**YOUR OBJECTIVE:**
Give all of the lines again, with nothing added or dropped.

-- start of RECORDED INFORMATION --

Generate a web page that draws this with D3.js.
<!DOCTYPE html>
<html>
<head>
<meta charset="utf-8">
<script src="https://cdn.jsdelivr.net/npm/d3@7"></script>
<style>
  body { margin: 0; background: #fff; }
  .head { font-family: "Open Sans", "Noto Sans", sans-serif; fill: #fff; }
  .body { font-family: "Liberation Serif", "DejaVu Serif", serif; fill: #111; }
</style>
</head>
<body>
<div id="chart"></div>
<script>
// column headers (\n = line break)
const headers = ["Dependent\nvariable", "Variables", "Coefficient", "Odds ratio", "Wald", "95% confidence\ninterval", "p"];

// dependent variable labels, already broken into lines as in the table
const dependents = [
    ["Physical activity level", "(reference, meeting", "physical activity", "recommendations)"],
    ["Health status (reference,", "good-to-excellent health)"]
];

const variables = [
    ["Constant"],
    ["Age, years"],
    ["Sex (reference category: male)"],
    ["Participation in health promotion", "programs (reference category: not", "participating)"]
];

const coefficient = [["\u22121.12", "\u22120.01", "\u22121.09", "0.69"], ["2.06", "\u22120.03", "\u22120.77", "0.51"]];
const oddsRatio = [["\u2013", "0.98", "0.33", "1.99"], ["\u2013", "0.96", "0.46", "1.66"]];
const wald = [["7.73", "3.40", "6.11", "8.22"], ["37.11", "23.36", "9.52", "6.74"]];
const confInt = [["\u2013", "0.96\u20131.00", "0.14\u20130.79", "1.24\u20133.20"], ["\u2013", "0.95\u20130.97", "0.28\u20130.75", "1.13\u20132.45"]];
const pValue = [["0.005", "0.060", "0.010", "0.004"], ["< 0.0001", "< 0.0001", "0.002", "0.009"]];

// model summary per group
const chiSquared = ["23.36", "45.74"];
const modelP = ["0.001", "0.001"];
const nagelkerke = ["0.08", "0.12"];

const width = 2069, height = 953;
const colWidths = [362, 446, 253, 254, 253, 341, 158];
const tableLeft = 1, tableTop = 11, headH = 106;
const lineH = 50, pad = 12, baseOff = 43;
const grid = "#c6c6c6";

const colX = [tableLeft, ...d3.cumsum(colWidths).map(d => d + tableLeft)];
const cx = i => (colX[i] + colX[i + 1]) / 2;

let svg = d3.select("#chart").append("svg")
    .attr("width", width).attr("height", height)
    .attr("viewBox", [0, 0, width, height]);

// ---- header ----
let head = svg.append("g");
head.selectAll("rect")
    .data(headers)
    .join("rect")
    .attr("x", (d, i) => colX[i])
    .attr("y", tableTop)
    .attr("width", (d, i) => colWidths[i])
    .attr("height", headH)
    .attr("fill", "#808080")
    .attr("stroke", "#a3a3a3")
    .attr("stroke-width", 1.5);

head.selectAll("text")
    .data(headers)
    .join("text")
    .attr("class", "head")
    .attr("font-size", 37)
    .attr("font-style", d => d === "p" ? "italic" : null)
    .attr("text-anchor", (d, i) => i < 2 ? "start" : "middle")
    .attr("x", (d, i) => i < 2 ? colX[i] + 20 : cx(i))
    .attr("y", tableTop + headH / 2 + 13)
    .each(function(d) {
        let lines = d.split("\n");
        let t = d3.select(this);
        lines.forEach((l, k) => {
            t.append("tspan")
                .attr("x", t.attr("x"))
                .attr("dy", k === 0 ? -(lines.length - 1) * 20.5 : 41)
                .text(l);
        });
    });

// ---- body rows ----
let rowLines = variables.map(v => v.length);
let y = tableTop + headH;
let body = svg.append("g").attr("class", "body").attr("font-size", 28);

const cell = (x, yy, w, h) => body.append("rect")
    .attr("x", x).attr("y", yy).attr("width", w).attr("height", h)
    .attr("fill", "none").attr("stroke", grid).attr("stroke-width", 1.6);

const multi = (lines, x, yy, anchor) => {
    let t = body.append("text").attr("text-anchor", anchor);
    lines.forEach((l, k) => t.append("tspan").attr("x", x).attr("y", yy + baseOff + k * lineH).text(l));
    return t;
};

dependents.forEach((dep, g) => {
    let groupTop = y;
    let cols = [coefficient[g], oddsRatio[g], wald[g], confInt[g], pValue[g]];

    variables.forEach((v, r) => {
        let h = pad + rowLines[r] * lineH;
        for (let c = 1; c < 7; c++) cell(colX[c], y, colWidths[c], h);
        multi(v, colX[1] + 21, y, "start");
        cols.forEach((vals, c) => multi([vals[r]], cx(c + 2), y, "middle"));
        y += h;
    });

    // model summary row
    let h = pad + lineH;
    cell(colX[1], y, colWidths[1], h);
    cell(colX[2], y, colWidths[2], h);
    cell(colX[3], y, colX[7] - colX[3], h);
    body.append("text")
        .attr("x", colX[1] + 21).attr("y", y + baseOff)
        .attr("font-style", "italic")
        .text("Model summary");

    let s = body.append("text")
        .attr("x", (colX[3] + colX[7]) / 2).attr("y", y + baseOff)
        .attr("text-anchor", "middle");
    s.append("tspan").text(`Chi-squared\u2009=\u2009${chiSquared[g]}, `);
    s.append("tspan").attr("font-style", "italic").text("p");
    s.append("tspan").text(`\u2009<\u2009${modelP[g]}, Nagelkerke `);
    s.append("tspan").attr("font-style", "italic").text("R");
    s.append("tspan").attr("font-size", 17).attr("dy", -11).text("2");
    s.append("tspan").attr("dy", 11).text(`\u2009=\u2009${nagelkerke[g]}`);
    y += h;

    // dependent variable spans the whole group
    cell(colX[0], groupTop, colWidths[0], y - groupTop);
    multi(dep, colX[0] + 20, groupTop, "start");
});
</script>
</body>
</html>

-- end of RECORDED INFORMATION --

**SOLUTION TO THIS EXERCISE:**
Generate a web page that draws this with D3.js.
<!DOCTYPE html>
<html>
<head>
<meta charset="utf-8">
<script src="https://cdn.jsdelivr.net/npm/d3@7"></script>
<style>
  body { margin: 0; background: #fff; }
  .head { font-family: "Open Sans", "Noto Sans", sans-serif; fill: #fff; }
  .body { font-family: "Liberation Serif", "DejaVu Serif", serif; fill: #111; }
</style>
</head>
<body>
<div id="chart"></div>
<script>
// column headers (\n = line break)
const headers = ["Dependent\nvariable", "Variables", "Coefficient", "Odds ratio", "Wald", "95% confidence\ninterval", "p"];

// dependent variable labels, already broken into lines as in the table
const dependents = [
    ["Physical activity level", "(reference, meeting", "physical activity", "recommendations)"],
    ["Health status (reference,", "good-to-excellent health)"]
];

const variables = [
    ["Constant"],
    ["Age, years"],
    ["Sex (reference category: male)"],
    ["Participation in health promotion", "programs (reference category: not", "participating)"]
];

const coefficient = [["\u22121.12", "\u22120.01", "\u22121.09", "0.69"], ["2.06", "\u22120.03", "\u22120.77", "0.51"]];
const oddsRatio = [["\u2013", "0.98", "0.33", "1.99"], ["\u2013", "0.96", "0.46", "1.66"]];
const wald = [["7.73", "3.40", "6.11", "8.22"], ["37.11", "23.36", "9.52", "6.74"]];
const confInt = [["\u2013", "0.96\u20131.00", "0.14\u20130.79", "1.24\u20133.20"], ["\u2013", "0.95\u20130.97", "0.28\u20130.75", "1.13\u20132.45"]];
const pValue = [["0.005", "0.060", "0.010", "0.004"], ["< 0.0001", "< 0.0001", "0.002", "0.009"]];

// model summary per group
const chiSquared = ["23.36", "45.74"];
const modelP = ["0.001", "0.001"];
const nagelkerke = ["0.08", "0.12"];

const width = 2069, height = 953;
const colWidths = [362, 446, 253, 254, 253, 341, 158];
const tableLeft = 1, tableTop = 11, headH = 106;
const lineH = 50, pad = 12, baseOff = 43;
const grid = "#c6c6c6";

const colX = [tableLeft, ...d3.cumsum(colWidths).map(d => d + tableLeft)];
const cx = i => (colX[i] + colX[i + 1]) / 2;

let svg = d3.select("#chart").append("svg")
    .attr("width", width).attr("height", height)
    .attr("viewBox", [0, 0, width, height]);

// ---- header ----
let head = svg.append("g");
head.selectAll("rect")
    .data(headers)
    .join("rect")
    .attr("x", (d, i) => colX[i])
    .attr("y", tableTop)
    .attr("width", (d, i) => colWidths[i])
    .attr("height", headH)
    .attr("fill", "#808080")
    .attr("stroke", "#a3a3a3")
    .attr("stroke-width", 1.5);

head.selectAll("text")
    .data(headers)
    .join("text")
    .attr("class", "head")
    .attr("font-size", 37)
    .attr("font-style", d => d === "p" ? "italic" : null)
    .attr("text-anchor", (d, i) => i < 2 ? "start" : "middle")
    .attr("x", (d, i) => i < 2 ? colX[i] + 20 : cx(i))
    .attr("y", tableTop + headH / 2 + 13)
    .each(function(d) {
        let lines = d.split("\n");
        let t = d3.select(this);
        lines.forEach((l, k) => {
            t.append("tspan")
                .attr("x", t.attr("x"))
                .attr("dy", k === 0 ? -(lines.length - 1) * 20.5 : 41)
                .text(l);
        });
    });

// ---- body rows ----
let rowLines = variables.map(v => v.length);
let y = tableTop + headH;
let body = svg.append("g").attr("class", "body").attr("font-size", 28);

const cell = (x, yy, w, h) => body.append("rect")
    .attr("x", x).attr("y", yy).attr("width", w).attr("height", h)
    .attr("fill", "none").attr("stroke", grid).attr("stroke-width", 1.6);

const multi = (lines, x, yy, anchor) => {
    let t = body.append("text").attr("text-anchor", anchor);
    lines.forEach((l, k) => t.append("tspan").attr("x", x).attr("y", yy + baseOff + k * lineH).text(l));
    return t;
};

dependents.forEach((dep, g) => {
    let groupTop = y;
    let cols = [coefficient[g], oddsRatio[g], wald[g], confInt[g], pValue[g]];

    variables.forEach((v, r) => {
        let h = pad + rowLines[r] * lineH;
        for (let c = 1; c < 7; c++) cell(colX[c], y, colWidths[c], h);
        multi(v, colX[1] + 21, y, "start");
        cols.forEach((vals, c) => multi([vals[r]], cx(c + 2), y, "middle"));
        y += h;
    });

    // model summary row
    let h = pad + lineH;
    cell(colX[1], y, colWidths[1], h);
    cell(colX[2], y, colWidths[2], h);
    cell(colX[3], y, colX[7] - colX[3], h);
    body.append("text")
        .attr("x", colX[1] + 21).attr("y", y + baseOff)
        .attr("font-style", "italic")
        .text("Model summary");

    let s = body.append("text")
        .attr("x", (colX[3] + colX[7]) / 2).attr("y", y + baseOff)
        .attr("text-anchor", "middle");
    s.append("tspan").text(`Chi-squared\u2009=\u2009${chiSquared[g]}, `);
    s.append("tspan").attr("font-style", "italic").text("p");
    s.append("tspan").text(`\u2009<\u2009${modelP[g]}, Nagelkerke `);
    s.append("tspan").attr("font-style", "italic").text("R");
    s.append("tspan").attr("font-size", 17).attr("dy", -11).text("2");
    s.append("tspan").attr("dy", 11).text(`\u2009=\u2009${nagelkerke[g]}`);
    y += h;

    // dependent variable spans the whole group
    cell(colX[0], groupTop, colWidths[0], y - groupTop);
    multi(dep, colX[0] + 20, groupTop, "start");
});
</script>
</body>
</html>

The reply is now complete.